Vinte e dois minutos depois, consegui. Estou estacionado. Acontece que as minhas portas estão extremamente próximas dos carros ao meu lado, pelo que não consigo sair. Aqui decido que vou fazer as compras pela app, assim ao menos a viagem não é em vão. Não tenho dados móveis.

Não me rendo. Saí pela mala. Chego ao supermercado e decido pôr em prática os meus conhecimentos de psicologia invertida. Nem vou perder tempo a ir ao corredor das conservas. Fui direto aos frescos e congelados. Vazio. Ninguém pensou nisto. Sou um génio.

Pego em seis ou sete sacos de comida congelada e coloco-os no cesto. Agora estou a tratar de duas necessidades: comida e água, porque os sacos estão todos a verter. Não paro de me surpreender. Sou impressionante.

Sigo. Neste momento corre um rumor na ala dos arrozes de que a charcutaria está aberta e nela a funcionar uma balança analógica. Tinha de confirmar. Não se verifica. Foi tudo uma cabala para me afastar do Basmati integral. Mas vejo algo que me surpreende: temos fiambre.

O senhor da charcutaria está visivelmente entusiasmado, no que parece uma celebração pela vitória do Homem sobre as máquinas, agora que pode pesar tudo a olho como se fazia antigamente. Mas não vai ser fácil. Vou ter de regatear. Felizmente esta é uma arte que eu domino desde os nove anos, quando fui passar férias a um resort tudo incluído na Tunísia e nunca me cobraram o sumo de pêssego.

Avanço com tudo: “Boa tarde. Queria seis quilos de fiambre.”

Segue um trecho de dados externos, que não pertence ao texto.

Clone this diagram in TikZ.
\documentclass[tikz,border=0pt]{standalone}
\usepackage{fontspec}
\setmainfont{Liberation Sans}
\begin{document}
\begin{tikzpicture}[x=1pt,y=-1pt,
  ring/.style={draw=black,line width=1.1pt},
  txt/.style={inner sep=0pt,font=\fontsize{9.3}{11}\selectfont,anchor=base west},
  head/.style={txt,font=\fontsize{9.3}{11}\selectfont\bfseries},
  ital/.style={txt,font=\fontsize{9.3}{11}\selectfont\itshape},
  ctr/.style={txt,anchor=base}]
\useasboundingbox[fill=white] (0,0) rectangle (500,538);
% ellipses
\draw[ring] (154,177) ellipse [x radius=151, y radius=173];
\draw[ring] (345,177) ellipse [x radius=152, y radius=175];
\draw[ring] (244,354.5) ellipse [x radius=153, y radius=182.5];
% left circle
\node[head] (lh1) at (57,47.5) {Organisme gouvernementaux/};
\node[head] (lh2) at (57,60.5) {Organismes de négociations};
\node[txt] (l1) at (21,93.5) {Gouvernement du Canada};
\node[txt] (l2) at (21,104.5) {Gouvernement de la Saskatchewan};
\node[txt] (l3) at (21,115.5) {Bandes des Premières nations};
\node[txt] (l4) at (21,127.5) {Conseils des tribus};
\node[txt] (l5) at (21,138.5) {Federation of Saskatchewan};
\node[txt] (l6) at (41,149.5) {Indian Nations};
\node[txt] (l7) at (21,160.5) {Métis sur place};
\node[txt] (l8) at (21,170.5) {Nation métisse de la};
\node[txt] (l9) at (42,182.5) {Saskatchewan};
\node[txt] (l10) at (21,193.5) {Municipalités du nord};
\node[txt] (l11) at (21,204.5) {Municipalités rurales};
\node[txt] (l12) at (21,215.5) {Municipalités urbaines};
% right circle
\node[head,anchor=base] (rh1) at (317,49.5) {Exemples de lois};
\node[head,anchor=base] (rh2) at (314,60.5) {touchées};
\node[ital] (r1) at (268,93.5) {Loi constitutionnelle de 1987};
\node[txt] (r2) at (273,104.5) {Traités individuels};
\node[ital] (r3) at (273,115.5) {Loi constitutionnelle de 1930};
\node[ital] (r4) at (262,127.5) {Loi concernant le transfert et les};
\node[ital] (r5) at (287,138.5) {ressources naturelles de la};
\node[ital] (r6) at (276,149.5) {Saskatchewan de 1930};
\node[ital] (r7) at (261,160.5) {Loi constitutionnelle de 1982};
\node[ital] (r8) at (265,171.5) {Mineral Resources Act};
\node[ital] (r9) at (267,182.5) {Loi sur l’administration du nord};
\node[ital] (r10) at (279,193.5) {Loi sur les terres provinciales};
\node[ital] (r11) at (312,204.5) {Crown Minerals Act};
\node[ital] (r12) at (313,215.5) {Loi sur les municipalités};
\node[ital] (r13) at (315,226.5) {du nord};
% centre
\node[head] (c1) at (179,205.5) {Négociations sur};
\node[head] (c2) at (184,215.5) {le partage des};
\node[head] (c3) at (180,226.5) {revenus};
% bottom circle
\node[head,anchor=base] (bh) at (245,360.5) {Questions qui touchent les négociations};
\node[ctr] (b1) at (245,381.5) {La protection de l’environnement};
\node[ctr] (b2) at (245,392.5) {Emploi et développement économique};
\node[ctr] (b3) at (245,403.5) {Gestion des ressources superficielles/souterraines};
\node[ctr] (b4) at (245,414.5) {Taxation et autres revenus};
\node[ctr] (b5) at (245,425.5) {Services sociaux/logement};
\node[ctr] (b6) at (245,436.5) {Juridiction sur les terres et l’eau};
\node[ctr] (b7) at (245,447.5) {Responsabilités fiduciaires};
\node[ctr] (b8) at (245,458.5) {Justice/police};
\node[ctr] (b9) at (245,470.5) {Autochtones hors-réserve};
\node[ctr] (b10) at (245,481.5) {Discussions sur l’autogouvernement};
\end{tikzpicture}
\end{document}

O senhor da charcutaria responde: “Cem gramas. Pode ser?”.

Digo-lhe: “Sim, está ótimo.”

Devia ter previsto que se tratava de um profissional. Não tive hipótese.

Ainda abalado pela fraca prestação na negociação de fiambre, avanço já carregado para a caixa. A fila é maior do que a expectativa para saber se o próximo Papa é português.

À minha frente tenho uma idosa. Não me parece que tenha ido fazer as compras do mês – o meu palpite é que tenha ido fazer compras para o tempo de vida que lhe resta. Ela não leva um carrinho de compras, tem uma carrinha de caixa aberta. A senhora da caixa demorou meia hora a registar todas as coisas, e quando acabou o tapete estava em burnout.

Quando finalmente penso que a idosa vai pagar, ouço a última coisa que estava disposto a ouvir naquele momento: «olhe eu tenho aqui uns cupões…».

Passei-me. Nisto a idosa começa a discutir com a senhora da caixa por causa da validade de um cupão. Não via uma negociação tão acesa desde o cessar-fogo da Palestina.

As pessoas na fila começam a gritar números aleatórios: onze e meio. Onze, setecentos e cinquenta. Aparentemente isto invoca o Fernando Mendes, que sai disparado do meio da fila e começa a intermediar aquilo. Isto ainda me fez perder mais tempo, que agora a velha teve de ir lá dentro buscar um chouriço e uma bandeirinha da freguesia.

No final da negociação, até fumo branco saiu da chaminé do supermercado. Habemus poupança! 14 cêntimos.